▸ **WRITTEN INSTRUCTION**: Determine the number of lines containing the word "with", and state that figure alone.

====

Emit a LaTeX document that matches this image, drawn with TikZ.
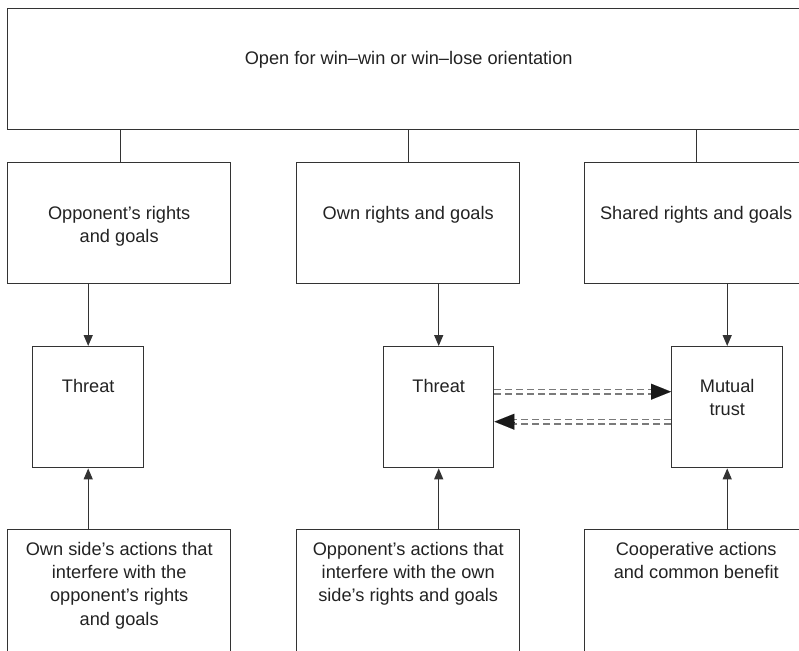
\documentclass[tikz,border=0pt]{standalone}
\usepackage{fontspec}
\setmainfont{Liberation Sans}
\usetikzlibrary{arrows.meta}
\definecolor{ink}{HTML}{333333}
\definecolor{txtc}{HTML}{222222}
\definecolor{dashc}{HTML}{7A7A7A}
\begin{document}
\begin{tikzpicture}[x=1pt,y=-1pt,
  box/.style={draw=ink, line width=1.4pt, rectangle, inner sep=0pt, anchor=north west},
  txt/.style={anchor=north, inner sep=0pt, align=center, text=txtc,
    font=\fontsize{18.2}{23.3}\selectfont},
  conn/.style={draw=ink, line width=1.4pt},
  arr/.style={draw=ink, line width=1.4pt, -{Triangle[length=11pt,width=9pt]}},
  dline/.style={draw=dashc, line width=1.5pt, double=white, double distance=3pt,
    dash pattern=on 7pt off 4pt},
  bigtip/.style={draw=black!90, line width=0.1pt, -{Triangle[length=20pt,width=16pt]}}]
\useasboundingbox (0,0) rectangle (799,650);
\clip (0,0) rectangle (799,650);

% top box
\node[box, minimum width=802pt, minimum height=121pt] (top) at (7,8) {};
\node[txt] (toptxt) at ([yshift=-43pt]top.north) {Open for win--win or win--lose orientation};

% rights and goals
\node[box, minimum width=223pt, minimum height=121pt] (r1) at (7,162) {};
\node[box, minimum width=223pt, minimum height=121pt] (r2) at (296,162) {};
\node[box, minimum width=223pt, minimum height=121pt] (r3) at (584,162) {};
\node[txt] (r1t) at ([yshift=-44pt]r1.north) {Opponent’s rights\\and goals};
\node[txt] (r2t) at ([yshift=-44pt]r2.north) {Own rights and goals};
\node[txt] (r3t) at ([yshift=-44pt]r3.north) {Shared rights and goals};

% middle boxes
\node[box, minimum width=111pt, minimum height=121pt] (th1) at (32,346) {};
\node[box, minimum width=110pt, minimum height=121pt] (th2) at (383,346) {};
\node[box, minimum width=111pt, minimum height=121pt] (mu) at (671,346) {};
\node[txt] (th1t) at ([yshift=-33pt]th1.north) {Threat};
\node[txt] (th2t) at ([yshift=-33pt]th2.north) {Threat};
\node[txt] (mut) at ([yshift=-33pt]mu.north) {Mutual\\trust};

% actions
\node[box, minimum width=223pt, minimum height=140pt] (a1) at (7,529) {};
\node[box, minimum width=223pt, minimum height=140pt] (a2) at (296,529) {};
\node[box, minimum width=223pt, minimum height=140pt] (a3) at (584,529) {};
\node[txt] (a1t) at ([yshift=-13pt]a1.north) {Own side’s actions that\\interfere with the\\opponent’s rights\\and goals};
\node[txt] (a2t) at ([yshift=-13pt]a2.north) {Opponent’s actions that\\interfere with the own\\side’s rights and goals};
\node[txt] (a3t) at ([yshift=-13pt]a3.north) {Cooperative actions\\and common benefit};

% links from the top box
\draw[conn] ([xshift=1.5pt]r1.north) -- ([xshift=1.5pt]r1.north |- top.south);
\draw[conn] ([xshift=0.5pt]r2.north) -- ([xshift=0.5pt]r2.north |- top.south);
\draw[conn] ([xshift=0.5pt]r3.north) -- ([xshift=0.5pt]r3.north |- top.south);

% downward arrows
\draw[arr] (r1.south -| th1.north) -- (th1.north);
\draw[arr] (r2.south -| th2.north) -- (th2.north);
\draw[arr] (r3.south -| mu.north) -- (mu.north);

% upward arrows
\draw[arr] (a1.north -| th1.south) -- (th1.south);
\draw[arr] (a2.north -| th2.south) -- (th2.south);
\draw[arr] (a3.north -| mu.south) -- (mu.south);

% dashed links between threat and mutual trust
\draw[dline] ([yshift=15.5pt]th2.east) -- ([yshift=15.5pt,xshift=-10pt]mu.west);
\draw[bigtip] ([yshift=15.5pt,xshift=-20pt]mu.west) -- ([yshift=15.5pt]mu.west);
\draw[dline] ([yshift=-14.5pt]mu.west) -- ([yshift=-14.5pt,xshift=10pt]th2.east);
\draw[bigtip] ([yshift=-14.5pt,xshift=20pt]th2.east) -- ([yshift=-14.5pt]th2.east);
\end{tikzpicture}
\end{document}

====

▸ **EXERCISE OUTPUT**: 3